- EXERCISE AIM
Start at the first line of the material below and retype each line through the one containing "y_decades = [0.01, 0.1, 1, 10, 100]", exactly.

━━ DATA LINES

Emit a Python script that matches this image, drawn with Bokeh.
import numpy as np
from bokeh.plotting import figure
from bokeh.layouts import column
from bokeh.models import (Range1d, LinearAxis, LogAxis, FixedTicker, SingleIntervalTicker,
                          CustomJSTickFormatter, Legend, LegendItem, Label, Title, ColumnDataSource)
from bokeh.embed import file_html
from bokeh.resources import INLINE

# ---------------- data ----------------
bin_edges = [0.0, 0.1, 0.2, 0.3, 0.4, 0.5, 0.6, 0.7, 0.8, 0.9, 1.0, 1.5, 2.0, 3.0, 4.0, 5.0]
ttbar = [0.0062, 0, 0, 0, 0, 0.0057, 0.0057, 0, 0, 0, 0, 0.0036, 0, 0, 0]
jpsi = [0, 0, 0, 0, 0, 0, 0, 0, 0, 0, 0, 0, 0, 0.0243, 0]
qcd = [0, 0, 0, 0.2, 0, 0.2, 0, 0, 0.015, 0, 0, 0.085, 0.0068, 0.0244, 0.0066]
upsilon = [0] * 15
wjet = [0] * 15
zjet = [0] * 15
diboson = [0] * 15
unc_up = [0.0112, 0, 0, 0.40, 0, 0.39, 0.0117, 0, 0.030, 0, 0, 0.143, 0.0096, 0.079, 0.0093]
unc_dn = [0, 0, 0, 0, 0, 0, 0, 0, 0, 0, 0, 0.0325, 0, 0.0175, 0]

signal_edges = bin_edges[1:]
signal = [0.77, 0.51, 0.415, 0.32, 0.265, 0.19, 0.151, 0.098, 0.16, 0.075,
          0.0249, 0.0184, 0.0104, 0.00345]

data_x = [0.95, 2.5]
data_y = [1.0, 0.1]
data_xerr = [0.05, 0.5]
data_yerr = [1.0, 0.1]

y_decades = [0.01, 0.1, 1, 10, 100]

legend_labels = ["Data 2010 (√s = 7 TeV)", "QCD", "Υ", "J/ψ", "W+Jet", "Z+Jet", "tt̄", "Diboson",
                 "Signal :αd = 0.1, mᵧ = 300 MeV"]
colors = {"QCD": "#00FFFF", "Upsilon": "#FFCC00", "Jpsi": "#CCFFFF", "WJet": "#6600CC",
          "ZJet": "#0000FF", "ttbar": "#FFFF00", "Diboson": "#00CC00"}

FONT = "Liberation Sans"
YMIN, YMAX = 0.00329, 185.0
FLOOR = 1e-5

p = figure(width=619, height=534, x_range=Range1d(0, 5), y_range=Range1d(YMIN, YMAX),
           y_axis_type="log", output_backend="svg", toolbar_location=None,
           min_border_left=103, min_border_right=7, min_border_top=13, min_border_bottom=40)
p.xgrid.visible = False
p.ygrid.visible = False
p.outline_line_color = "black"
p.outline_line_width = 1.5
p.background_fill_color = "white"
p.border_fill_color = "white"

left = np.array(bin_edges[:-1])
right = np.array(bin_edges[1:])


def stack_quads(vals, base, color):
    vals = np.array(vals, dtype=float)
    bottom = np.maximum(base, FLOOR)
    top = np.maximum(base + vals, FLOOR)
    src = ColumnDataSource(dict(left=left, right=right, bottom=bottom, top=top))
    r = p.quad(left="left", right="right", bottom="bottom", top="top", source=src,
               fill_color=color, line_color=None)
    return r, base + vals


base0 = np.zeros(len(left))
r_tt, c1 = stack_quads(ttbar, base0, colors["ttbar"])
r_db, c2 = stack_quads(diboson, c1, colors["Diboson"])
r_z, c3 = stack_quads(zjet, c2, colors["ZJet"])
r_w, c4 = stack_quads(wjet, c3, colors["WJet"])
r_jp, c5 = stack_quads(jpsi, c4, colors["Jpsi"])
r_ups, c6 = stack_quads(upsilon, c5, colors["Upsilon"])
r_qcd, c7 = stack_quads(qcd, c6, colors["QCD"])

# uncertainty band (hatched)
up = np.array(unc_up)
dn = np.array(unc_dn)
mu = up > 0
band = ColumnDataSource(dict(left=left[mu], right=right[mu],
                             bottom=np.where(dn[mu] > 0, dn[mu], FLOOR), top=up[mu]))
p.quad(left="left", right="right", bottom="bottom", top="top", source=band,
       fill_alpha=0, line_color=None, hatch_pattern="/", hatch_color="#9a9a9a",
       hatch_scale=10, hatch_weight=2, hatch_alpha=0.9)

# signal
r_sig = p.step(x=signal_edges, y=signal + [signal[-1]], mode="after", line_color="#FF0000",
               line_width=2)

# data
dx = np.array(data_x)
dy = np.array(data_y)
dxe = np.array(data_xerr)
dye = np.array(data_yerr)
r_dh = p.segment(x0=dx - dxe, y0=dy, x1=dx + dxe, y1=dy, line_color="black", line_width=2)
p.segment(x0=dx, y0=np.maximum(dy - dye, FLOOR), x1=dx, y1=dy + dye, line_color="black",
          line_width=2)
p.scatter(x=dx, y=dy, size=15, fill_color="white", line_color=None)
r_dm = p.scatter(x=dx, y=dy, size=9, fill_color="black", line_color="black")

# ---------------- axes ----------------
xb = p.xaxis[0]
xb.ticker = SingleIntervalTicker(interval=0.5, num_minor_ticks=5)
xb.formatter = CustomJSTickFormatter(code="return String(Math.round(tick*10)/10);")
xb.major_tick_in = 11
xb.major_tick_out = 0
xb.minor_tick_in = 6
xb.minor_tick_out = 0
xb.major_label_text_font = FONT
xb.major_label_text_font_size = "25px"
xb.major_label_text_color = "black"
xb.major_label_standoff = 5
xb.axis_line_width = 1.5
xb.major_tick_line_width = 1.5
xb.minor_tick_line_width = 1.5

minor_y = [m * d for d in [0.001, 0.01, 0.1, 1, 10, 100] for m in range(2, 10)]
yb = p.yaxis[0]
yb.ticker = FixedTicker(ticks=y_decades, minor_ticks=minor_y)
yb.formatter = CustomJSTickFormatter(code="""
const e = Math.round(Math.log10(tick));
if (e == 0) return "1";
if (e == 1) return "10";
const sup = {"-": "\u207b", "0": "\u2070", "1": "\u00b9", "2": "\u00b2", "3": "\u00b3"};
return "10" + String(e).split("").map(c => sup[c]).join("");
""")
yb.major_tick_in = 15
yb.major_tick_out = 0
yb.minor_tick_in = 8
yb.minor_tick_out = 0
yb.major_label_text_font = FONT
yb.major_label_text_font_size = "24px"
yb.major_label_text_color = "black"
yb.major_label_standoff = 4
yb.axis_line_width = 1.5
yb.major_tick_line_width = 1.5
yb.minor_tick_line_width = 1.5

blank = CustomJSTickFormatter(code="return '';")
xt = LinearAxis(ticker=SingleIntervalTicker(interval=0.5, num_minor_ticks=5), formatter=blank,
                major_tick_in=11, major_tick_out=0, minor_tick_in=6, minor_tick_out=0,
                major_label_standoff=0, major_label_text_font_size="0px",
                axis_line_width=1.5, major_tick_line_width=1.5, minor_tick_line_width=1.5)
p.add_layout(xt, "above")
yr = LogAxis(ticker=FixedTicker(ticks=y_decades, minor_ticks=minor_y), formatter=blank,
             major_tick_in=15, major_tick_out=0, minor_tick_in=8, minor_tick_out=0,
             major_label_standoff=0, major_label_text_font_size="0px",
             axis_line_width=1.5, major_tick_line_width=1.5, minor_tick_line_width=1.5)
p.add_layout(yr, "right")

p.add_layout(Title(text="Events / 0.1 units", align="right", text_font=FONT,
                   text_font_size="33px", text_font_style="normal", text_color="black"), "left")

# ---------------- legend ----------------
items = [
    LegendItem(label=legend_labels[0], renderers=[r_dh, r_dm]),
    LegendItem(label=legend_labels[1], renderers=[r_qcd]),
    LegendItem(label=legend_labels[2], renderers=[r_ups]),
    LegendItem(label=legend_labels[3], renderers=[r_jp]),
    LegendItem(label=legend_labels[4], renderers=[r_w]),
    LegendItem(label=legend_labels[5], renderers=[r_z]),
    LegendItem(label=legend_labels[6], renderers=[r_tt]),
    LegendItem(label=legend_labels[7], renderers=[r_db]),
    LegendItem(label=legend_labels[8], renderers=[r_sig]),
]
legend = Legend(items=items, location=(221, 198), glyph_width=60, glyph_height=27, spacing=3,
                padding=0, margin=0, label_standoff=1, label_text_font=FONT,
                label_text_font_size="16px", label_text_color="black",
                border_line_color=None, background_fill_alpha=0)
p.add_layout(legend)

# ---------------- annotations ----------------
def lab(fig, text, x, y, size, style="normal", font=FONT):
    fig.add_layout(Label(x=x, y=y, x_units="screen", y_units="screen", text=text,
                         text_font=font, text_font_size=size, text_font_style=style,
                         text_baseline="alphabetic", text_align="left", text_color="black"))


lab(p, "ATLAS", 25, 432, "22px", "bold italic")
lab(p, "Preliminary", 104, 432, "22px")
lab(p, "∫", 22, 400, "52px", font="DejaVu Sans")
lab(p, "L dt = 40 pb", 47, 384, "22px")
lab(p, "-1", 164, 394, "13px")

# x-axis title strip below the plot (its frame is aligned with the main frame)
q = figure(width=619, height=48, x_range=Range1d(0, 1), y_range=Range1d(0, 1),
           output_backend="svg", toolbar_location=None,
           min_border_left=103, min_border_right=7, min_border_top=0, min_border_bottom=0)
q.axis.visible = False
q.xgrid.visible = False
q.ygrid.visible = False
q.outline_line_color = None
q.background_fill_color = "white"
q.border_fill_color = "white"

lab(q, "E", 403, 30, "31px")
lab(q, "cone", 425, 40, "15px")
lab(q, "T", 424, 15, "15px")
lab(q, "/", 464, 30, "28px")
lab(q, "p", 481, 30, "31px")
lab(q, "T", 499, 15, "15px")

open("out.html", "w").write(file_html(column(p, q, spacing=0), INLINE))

━━━━

- WRITTEN REPLY
Emit a Python script that matches this image, drawn with Bokeh.
import numpy as np
from bokeh.plotting import figure
from bokeh.layouts import column
from bokeh.models import (Range1d, LinearAxis, LogAxis, FixedTicker, SingleIntervalTicker,
                          CustomJSTickFormatter, Legend, LegendItem, Label, Title, ColumnDataSource)
from bokeh.embed import file_html
from bokeh.resources import INLINE

# ---------------- data ----------------
bin_edges = [0.0, 0.1, 0.2, 0.3, 0.4, 0.5, 0.6, 0.7, 0.8, 0.9, 1.0, 1.5, 2.0, 3.0, 4.0, 5.0]
ttbar = [0.0062, 0, 0, 0, 0, 0.0057, 0.0057, 0, 0, 0, 0, 0.0036, 0, 0, 0]
jpsi = [0, 0, 0, 0, 0, 0, 0, 0, 0, 0, 0, 0, 0, 0.0243, 0]
qcd = [0, 0, 0, 0.2, 0, 0.2, 0, 0, 0.015, 0, 0, 0.085, 0.0068, 0.0244, 0.0066]
upsilon = [0] * 15
wjet = [0] * 15
zjet = [0] * 15
diboson = [0] * 15
unc_up = [0.0112, 0, 0, 0.40, 0, 0.39, 0.0117, 0, 0.030, 0, 0, 0.143, 0.0096, 0.079, 0.0093]
unc_dn = [0, 0, 0, 0, 0, 0, 0, 0, 0, 0, 0, 0.0325, 0, 0.0175, 0]

signal_edges = bin_edges[1:]
signal = [0.77, 0.51, 0.415, 0.32, 0.265, 0.19, 0.151, 0.098, 0.16, 0.075,
          0.0249, 0.0184, 0.0104, 0.00345]

data_x = [0.95, 2.5]
data_y = [1.0, 0.1]
data_xerr = [0.05, 0.5]
data_yerr = [1.0, 0.1]

y_decades = [0.01, 0.1, 1, 10, 100]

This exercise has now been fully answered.